- [Data to process]:
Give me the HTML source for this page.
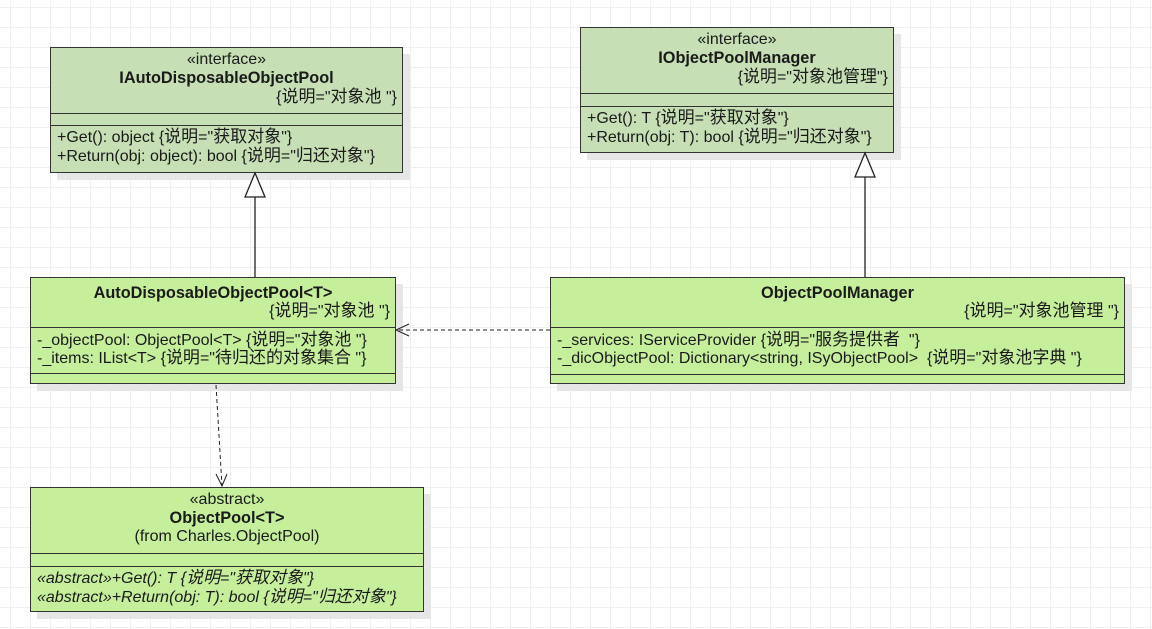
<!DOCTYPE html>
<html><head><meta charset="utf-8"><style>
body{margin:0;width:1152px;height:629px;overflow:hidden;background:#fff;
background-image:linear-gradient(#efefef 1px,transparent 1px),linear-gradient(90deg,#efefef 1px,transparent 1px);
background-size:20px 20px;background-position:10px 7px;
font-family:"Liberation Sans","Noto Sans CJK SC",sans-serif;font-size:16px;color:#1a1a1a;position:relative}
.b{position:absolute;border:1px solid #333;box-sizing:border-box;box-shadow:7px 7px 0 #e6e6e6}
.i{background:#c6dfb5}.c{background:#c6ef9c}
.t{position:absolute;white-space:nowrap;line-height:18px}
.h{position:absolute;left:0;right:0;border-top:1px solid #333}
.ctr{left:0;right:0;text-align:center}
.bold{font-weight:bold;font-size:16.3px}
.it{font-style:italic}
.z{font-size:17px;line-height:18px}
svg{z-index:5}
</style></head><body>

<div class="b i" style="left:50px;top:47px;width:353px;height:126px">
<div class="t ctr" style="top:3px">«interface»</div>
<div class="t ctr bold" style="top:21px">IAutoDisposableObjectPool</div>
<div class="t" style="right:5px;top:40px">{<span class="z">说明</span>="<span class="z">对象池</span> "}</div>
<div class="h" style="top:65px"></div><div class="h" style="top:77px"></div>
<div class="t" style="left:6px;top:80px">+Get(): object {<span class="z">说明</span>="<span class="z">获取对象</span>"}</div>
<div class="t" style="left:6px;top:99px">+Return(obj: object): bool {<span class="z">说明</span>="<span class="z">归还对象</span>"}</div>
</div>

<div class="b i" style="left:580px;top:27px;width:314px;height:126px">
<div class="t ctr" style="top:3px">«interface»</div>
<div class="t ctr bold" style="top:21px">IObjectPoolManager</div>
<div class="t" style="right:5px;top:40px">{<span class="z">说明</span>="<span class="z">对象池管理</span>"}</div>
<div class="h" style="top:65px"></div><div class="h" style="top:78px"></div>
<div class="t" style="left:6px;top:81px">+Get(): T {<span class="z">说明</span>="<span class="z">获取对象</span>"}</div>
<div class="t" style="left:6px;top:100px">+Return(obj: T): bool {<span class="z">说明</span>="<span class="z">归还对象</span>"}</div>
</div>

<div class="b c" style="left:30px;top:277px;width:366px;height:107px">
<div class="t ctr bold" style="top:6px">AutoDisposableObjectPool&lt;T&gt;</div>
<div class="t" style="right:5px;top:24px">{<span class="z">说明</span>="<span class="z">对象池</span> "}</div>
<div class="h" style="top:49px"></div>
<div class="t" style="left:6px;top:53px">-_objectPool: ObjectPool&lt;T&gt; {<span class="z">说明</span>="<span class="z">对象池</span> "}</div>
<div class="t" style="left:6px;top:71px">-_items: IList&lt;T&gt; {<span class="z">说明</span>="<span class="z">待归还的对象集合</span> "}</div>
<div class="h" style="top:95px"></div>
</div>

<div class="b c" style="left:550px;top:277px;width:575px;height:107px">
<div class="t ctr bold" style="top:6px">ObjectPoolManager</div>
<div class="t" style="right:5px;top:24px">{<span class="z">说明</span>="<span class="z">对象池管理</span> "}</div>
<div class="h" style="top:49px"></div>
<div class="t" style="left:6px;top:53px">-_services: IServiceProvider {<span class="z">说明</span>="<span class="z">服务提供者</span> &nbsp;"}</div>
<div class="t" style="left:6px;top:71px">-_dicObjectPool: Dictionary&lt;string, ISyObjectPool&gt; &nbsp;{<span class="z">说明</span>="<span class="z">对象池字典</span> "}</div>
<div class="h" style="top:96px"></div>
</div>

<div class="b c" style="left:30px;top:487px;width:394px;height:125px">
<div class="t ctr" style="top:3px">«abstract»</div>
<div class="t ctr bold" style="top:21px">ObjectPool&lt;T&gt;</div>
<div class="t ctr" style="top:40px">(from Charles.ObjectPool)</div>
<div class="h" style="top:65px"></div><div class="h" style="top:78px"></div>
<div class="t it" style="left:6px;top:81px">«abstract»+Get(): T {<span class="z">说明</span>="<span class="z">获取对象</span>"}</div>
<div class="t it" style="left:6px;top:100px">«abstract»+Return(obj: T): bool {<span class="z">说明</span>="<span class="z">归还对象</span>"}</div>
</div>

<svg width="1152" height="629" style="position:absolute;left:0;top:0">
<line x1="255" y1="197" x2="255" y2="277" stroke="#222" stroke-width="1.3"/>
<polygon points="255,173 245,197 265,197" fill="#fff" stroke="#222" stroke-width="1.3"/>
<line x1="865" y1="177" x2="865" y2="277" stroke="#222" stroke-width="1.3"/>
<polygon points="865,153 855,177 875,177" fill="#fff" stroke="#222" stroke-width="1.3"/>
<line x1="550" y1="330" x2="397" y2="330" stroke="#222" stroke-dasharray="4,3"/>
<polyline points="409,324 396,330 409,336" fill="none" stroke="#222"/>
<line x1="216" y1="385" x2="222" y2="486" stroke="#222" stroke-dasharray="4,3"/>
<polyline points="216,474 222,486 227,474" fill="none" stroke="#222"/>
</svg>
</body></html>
--
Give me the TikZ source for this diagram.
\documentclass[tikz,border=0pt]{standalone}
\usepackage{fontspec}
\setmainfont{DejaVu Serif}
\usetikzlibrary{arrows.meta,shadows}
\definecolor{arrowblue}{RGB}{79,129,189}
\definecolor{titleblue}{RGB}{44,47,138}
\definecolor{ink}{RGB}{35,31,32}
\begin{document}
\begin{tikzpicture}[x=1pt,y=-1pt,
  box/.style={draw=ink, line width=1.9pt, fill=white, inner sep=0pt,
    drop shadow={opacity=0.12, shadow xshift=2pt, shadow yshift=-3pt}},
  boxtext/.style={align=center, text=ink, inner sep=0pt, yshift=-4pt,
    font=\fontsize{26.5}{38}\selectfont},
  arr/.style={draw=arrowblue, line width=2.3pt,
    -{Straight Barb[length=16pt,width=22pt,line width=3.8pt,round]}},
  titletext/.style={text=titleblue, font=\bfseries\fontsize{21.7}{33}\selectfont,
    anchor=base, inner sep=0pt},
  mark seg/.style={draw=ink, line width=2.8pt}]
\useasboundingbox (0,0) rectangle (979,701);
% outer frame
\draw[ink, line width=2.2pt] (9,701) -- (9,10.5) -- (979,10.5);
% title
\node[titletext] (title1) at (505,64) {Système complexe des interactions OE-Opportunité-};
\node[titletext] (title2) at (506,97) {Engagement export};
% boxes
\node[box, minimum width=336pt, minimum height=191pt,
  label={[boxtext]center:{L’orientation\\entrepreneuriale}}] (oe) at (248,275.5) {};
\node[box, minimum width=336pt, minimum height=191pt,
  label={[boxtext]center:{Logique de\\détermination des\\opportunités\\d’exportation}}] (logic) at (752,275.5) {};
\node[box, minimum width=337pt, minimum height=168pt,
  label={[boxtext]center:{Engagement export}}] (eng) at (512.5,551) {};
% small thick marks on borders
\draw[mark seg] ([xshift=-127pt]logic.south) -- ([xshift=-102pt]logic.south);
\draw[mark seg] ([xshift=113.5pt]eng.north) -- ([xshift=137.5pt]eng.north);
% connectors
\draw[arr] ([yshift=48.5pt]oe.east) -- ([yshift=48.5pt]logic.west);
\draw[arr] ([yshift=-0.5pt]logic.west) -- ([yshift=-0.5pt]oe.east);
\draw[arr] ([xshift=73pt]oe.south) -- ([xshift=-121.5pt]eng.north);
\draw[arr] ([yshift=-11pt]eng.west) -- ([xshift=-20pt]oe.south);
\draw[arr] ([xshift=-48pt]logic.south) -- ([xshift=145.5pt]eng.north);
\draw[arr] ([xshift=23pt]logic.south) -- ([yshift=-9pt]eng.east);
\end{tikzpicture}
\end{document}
==
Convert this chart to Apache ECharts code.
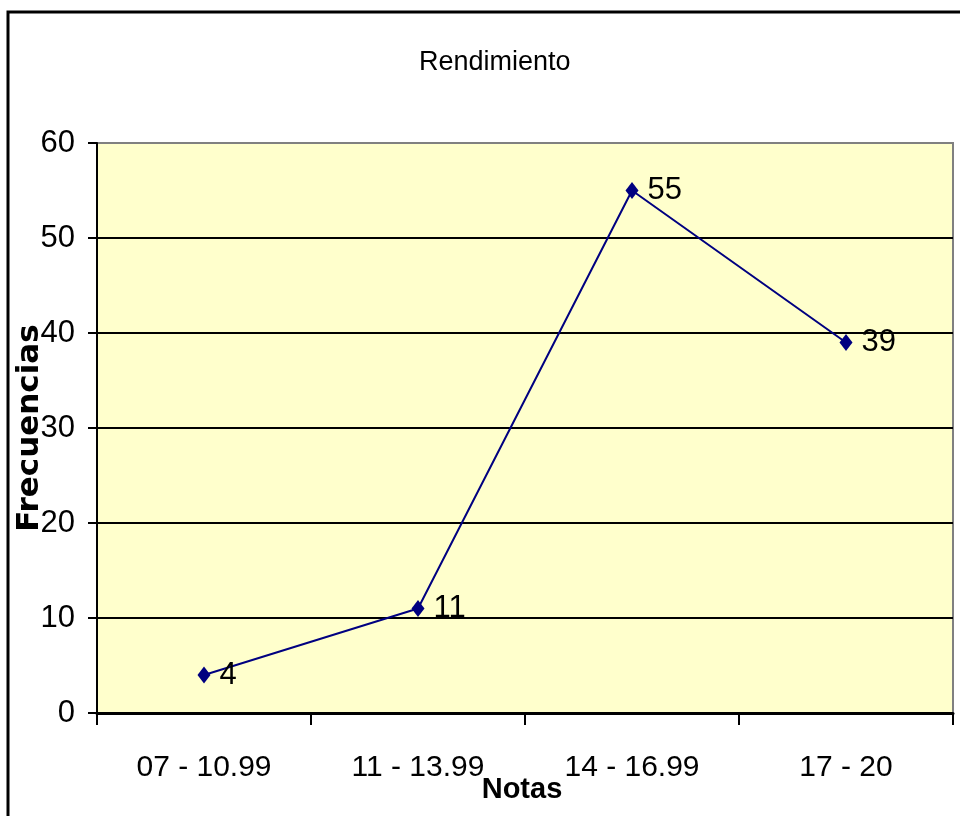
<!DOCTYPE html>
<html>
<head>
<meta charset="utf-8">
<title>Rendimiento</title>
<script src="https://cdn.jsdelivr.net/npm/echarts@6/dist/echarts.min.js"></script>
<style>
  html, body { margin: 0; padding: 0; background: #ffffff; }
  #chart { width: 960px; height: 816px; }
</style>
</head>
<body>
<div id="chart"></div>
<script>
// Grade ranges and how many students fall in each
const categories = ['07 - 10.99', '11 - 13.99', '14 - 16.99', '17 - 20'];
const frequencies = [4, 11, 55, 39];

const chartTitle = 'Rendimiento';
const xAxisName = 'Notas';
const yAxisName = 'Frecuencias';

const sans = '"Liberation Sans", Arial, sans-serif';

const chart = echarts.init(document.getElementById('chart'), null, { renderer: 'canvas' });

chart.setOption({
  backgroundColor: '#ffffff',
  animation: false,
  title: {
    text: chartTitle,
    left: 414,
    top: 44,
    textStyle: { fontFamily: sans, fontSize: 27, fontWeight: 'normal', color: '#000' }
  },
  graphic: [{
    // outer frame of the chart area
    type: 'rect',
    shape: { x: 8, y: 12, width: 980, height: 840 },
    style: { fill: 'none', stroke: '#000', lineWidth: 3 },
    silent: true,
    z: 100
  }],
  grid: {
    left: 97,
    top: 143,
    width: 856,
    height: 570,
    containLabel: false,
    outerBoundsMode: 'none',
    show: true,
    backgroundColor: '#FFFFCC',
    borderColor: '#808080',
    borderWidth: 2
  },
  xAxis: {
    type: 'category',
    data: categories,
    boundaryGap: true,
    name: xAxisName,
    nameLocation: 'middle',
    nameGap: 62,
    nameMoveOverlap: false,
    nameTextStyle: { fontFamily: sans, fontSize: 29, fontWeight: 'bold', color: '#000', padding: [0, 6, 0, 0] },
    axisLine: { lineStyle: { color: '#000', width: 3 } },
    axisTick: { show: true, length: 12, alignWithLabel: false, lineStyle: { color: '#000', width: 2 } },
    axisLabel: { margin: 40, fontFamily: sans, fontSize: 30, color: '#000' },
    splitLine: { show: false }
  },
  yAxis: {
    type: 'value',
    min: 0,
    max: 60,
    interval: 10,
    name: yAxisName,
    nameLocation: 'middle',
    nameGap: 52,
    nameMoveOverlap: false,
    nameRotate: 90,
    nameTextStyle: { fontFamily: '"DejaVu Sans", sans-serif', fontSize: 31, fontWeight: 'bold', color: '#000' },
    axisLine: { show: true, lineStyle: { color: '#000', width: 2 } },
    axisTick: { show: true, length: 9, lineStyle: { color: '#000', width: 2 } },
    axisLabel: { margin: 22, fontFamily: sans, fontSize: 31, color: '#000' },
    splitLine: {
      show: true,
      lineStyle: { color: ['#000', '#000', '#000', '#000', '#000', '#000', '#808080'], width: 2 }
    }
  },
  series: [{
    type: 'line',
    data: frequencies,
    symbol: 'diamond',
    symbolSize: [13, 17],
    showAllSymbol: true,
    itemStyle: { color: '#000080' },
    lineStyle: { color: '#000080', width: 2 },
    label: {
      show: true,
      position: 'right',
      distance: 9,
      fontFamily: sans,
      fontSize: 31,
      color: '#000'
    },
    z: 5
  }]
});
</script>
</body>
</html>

- [Task prompt]: Go through the records above and copy every line with the word "Give".

- [Written response]:
Give me the HTML source for this page.
Give me the TikZ source for this diagram.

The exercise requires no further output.